## STATED GOAL
Everything from the first line down to the line containing "0.106, 0.106, 0.081]" is to be retyped exactly, both ends included, with pictures left out.

## EXERCISE DATA
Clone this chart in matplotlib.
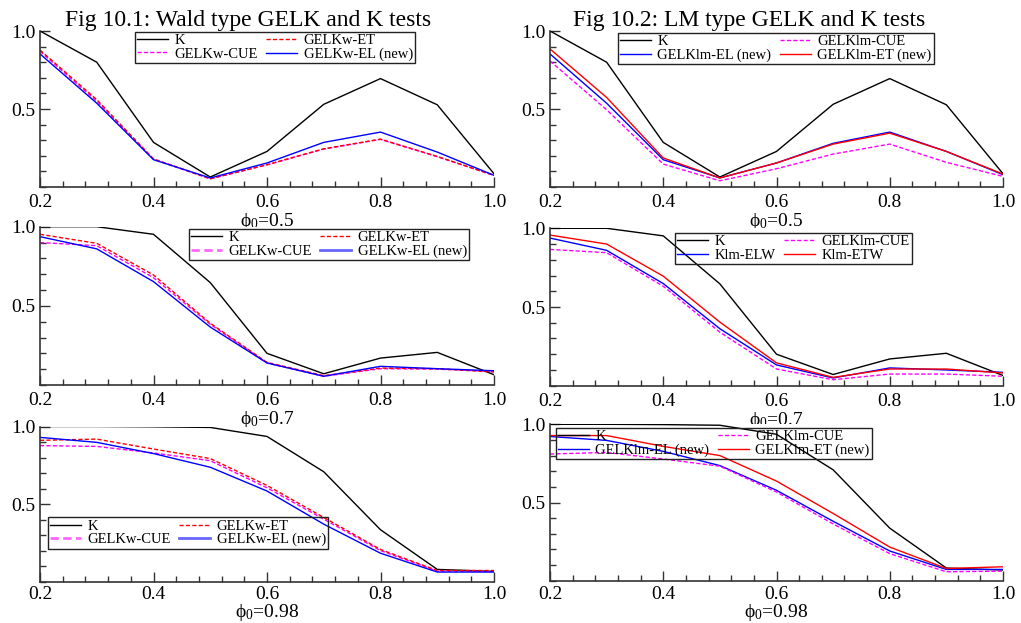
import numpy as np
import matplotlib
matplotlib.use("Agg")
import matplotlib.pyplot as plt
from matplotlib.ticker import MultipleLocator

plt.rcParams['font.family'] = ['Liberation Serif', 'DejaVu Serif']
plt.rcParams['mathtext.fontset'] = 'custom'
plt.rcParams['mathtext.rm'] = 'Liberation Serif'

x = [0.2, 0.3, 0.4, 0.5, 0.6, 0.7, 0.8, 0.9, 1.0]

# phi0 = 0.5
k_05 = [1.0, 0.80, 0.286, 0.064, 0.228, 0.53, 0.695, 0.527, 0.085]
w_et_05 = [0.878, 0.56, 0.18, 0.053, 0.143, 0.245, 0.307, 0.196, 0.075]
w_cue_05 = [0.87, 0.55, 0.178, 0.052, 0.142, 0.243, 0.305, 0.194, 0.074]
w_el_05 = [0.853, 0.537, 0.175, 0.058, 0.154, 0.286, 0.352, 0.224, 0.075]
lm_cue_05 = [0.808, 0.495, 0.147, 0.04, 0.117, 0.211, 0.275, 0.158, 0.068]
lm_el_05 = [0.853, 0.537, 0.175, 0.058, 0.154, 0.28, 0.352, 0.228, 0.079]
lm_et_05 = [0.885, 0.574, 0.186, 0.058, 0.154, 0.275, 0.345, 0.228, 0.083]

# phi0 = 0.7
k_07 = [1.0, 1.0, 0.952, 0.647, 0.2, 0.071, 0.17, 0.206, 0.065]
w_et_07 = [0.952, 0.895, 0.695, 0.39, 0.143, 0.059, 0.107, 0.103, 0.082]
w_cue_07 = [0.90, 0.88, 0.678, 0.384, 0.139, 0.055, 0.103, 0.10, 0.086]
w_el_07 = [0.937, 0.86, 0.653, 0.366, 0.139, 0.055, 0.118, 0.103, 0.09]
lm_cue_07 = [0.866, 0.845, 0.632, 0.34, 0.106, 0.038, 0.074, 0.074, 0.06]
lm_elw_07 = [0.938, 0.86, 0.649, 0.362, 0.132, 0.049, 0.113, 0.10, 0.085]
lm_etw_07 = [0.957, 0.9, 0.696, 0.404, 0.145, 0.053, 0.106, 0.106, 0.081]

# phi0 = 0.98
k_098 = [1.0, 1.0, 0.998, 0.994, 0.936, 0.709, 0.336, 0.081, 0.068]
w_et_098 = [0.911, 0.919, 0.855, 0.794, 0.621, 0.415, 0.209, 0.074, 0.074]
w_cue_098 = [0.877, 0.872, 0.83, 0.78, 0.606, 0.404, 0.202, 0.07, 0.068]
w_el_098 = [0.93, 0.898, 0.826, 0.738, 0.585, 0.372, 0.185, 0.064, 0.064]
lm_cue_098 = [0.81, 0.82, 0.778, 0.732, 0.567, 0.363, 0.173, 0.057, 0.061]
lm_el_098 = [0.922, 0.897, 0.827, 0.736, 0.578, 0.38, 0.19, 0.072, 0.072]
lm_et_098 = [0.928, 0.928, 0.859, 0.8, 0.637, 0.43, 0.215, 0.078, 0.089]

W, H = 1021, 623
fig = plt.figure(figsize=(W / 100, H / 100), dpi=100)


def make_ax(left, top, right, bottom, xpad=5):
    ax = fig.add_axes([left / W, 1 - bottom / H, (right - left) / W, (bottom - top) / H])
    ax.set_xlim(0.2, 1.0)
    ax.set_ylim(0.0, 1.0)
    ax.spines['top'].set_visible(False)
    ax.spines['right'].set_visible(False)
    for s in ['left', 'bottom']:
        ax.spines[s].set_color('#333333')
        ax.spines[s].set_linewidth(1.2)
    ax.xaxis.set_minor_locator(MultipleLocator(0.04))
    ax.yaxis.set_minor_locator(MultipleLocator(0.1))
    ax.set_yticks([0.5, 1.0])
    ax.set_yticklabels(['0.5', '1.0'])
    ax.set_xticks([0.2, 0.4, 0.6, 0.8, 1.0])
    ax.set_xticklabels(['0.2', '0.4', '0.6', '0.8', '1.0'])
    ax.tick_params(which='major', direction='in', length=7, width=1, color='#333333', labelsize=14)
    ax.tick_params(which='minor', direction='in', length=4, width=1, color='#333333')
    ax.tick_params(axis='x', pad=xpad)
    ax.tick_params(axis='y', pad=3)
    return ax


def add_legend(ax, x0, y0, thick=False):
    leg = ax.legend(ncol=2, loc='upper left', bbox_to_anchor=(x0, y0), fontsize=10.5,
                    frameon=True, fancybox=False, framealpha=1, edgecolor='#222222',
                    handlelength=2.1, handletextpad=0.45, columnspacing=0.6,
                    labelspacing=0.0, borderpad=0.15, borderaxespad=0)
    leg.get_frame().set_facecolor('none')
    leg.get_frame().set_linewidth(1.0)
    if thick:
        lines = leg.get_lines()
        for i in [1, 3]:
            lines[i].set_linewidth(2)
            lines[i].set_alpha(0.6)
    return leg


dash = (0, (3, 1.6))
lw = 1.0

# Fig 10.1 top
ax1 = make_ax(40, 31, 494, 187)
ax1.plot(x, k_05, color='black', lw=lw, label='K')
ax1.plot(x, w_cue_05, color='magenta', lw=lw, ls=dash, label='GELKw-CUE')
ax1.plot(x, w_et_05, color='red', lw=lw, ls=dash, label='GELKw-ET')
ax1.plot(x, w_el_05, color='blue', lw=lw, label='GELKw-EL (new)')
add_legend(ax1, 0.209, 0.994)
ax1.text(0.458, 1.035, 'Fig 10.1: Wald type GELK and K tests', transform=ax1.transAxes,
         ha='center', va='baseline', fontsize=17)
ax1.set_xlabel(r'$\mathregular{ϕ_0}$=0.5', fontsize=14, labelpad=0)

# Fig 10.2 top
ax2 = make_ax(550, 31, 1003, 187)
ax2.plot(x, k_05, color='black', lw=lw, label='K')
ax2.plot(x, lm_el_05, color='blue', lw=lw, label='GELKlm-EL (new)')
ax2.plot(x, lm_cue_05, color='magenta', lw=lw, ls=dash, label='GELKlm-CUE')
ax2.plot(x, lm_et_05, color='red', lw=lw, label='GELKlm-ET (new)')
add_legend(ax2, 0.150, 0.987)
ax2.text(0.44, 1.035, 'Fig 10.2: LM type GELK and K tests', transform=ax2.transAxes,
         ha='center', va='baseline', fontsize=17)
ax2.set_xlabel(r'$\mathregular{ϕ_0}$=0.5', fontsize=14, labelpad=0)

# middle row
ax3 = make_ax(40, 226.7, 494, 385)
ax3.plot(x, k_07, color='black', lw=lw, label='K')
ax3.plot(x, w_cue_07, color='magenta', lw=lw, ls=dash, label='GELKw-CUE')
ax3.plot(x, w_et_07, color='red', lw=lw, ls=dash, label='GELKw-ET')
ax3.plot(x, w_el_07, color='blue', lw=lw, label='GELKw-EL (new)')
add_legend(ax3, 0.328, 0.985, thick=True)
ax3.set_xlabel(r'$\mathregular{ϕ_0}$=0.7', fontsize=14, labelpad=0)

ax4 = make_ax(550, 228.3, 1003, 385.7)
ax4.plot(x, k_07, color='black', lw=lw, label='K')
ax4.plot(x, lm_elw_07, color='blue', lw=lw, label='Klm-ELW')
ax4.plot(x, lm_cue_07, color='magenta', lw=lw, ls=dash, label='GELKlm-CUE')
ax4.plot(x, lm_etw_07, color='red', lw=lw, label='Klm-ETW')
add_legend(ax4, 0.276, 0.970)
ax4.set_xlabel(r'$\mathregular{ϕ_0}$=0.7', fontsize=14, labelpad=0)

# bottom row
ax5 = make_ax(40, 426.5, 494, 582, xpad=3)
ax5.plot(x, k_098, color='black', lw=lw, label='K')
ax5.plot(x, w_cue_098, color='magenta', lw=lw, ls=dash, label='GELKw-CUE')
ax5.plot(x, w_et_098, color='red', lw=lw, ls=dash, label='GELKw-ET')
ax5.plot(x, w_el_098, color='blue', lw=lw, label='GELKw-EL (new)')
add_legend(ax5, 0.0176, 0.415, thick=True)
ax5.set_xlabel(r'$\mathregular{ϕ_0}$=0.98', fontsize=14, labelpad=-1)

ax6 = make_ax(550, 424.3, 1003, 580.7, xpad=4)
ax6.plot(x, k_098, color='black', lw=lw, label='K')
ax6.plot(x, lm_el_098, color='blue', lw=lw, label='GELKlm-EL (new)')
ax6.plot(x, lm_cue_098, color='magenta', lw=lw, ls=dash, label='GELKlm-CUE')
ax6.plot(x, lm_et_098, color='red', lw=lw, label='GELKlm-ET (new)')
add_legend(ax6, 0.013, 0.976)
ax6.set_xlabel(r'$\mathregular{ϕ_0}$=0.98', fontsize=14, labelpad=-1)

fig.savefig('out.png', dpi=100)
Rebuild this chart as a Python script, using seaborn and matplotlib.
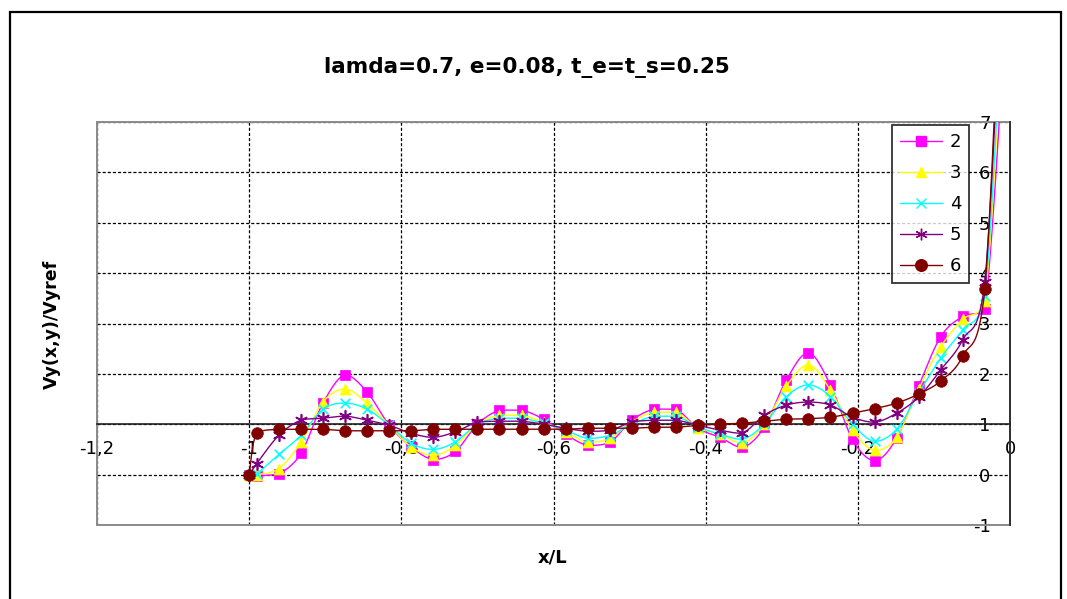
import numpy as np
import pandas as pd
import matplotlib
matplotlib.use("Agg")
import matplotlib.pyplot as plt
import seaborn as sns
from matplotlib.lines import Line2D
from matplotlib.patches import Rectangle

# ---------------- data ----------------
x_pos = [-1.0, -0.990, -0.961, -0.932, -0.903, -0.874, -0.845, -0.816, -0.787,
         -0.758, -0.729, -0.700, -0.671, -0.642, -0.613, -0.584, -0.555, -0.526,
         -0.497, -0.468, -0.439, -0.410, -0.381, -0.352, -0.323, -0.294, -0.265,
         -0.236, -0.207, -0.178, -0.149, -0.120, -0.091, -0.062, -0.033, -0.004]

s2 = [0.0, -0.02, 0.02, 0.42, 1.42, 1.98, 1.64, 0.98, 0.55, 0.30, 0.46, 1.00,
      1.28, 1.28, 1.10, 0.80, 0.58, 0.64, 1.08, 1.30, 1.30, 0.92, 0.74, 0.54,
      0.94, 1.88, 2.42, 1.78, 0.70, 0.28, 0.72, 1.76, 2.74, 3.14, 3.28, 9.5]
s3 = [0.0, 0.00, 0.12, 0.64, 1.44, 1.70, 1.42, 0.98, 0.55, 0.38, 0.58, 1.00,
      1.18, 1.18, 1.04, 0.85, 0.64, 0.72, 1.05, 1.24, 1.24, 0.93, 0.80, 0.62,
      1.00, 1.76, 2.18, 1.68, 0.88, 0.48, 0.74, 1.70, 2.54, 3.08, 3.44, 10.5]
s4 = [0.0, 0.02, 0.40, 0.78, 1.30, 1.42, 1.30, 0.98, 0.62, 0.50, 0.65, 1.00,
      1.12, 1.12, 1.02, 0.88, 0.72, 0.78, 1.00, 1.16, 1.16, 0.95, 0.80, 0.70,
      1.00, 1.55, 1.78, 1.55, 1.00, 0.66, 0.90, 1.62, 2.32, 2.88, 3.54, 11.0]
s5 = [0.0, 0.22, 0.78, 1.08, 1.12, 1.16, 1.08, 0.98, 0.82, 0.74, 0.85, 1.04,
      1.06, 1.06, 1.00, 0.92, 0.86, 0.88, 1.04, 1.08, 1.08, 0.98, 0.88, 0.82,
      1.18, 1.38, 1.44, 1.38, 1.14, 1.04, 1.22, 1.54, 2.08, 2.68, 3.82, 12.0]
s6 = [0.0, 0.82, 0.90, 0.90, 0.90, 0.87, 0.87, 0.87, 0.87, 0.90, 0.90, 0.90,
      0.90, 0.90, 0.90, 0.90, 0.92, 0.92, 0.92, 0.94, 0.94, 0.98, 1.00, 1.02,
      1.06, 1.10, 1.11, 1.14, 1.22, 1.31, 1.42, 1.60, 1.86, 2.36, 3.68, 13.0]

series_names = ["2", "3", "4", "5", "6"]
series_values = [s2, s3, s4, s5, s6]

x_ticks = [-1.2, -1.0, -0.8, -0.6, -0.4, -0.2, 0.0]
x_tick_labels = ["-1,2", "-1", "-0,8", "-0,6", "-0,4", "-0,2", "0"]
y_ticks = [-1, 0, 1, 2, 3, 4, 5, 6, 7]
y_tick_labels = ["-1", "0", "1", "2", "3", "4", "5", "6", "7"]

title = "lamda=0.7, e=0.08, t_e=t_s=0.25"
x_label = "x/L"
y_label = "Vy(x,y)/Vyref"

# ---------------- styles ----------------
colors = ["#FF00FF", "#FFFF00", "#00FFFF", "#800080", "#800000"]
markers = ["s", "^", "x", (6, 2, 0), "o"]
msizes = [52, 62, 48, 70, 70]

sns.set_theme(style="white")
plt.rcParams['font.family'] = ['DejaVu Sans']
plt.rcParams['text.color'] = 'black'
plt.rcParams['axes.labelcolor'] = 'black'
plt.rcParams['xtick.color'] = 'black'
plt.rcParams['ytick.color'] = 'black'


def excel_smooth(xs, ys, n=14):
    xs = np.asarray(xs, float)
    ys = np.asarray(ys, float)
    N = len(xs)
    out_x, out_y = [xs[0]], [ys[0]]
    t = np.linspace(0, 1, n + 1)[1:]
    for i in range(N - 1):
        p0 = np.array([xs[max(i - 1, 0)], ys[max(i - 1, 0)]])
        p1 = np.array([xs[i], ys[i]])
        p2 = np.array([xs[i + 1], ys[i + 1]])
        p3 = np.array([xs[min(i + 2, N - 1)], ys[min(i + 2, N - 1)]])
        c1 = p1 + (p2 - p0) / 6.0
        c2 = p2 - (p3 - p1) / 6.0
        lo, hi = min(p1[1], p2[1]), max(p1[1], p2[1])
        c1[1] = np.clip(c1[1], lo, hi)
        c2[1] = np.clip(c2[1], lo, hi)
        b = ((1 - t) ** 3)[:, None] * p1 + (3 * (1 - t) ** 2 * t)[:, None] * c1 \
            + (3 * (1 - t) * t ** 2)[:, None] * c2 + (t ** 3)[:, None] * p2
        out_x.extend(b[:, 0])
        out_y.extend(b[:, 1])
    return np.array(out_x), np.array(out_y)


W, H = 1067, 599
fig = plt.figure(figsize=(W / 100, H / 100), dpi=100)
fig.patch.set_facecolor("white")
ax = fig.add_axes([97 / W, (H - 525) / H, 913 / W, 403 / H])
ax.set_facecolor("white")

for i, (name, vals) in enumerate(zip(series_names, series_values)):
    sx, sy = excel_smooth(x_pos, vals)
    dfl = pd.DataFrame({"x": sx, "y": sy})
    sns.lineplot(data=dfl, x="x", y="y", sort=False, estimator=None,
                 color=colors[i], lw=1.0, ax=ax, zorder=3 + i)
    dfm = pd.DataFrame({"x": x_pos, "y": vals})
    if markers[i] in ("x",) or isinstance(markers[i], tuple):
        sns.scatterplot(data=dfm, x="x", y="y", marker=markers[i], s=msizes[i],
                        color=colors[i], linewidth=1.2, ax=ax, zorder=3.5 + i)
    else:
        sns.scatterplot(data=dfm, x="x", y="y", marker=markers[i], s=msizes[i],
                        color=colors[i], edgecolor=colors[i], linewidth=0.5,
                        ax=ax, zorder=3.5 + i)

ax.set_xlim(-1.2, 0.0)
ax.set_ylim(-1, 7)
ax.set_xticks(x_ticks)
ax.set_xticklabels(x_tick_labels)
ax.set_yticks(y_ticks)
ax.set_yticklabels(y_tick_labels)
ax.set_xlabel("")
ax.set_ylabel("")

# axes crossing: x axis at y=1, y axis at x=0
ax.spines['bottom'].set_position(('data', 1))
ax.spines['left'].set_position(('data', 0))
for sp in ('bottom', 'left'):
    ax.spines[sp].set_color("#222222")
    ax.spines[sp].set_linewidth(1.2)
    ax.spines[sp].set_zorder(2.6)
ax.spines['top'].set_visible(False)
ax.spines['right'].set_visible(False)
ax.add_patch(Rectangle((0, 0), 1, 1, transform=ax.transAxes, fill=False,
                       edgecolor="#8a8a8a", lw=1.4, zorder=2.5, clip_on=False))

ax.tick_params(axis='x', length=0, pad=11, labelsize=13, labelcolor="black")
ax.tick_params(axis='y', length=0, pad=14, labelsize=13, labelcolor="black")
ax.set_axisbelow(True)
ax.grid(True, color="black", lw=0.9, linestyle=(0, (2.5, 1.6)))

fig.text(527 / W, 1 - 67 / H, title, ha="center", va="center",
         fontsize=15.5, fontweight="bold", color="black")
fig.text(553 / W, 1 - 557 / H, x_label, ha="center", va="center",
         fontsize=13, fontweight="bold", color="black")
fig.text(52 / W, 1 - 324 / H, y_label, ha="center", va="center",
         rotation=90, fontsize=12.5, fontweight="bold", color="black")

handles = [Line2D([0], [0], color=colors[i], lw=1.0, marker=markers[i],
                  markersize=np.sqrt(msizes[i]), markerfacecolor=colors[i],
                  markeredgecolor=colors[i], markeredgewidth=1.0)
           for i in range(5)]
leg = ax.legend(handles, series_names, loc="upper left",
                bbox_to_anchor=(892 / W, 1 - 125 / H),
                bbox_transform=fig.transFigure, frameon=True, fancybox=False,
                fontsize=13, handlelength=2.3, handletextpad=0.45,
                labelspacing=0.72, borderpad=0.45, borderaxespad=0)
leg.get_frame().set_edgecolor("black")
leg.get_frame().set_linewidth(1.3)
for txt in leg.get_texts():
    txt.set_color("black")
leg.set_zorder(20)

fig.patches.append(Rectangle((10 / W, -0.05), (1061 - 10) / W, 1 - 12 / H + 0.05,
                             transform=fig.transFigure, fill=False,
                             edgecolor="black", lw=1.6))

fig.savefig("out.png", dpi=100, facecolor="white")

## SOLUTION FOR THIS EXERCISE
Clone this chart in matplotlib.
import numpy as np
import matplotlib
matplotlib.use("Agg")
import matplotlib.pyplot as plt
from matplotlib.ticker import MultipleLocator

plt.rcParams['font.family'] = ['Liberation Serif', 'DejaVu Serif']
plt.rcParams['mathtext.fontset'] = 'custom'
plt.rcParams['mathtext.rm'] = 'Liberation Serif'

x = [0.2, 0.3, 0.4, 0.5, 0.6, 0.7, 0.8, 0.9, 1.0]

# phi0 = 0.5
k_05 = [1.0, 0.80, 0.286, 0.064, 0.228, 0.53, 0.695, 0.527, 0.085]
w_et_05 = [0.878, 0.56, 0.18, 0.053, 0.143, 0.245, 0.307, 0.196, 0.075]
w_cue_05 = [0.87, 0.55, 0.178, 0.052, 0.142, 0.243, 0.305, 0.194, 0.074]
w_el_05 = [0.853, 0.537, 0.175, 0.058, 0.154, 0.286, 0.352, 0.224, 0.075]
lm_cue_05 = [0.808, 0.495, 0.147, 0.04, 0.117, 0.211, 0.275, 0.158, 0.068]
lm_el_05 = [0.853, 0.537, 0.175, 0.058, 0.154, 0.28, 0.352, 0.228, 0.079]
lm_et_05 = [0.885, 0.574, 0.186, 0.058, 0.154, 0.275, 0.345, 0.228, 0.083]

# phi0 = 0.7
k_07 = [1.0, 1.0, 0.952, 0.647, 0.2, 0.071, 0.17, 0.206, 0.065]
w_et_07 = [0.952, 0.895, 0.695, 0.39, 0.143, 0.059, 0.107, 0.103, 0.082]
w_cue_07 = [0.90, 0.88, 0.678, 0.384, 0.139, 0.055, 0.103, 0.10, 0.086]
w_el_07 = [0.937, 0.86, 0.653, 0.366, 0.139, 0.055, 0.118, 0.103, 0.09]
lm_cue_07 = [0.866, 0.845, 0.632, 0.34, 0.106, 0.038, 0.074, 0.074, 0.06]
lm_elw_07 = [0.938, 0.86, 0.649, 0.362, 0.132, 0.049, 0.113, 0.10, 0.085]
lm_etw_07 = [0.957, 0.9, 0.696, 0.404, 0.145, 0.053, 0.106, 0.106, 0.081]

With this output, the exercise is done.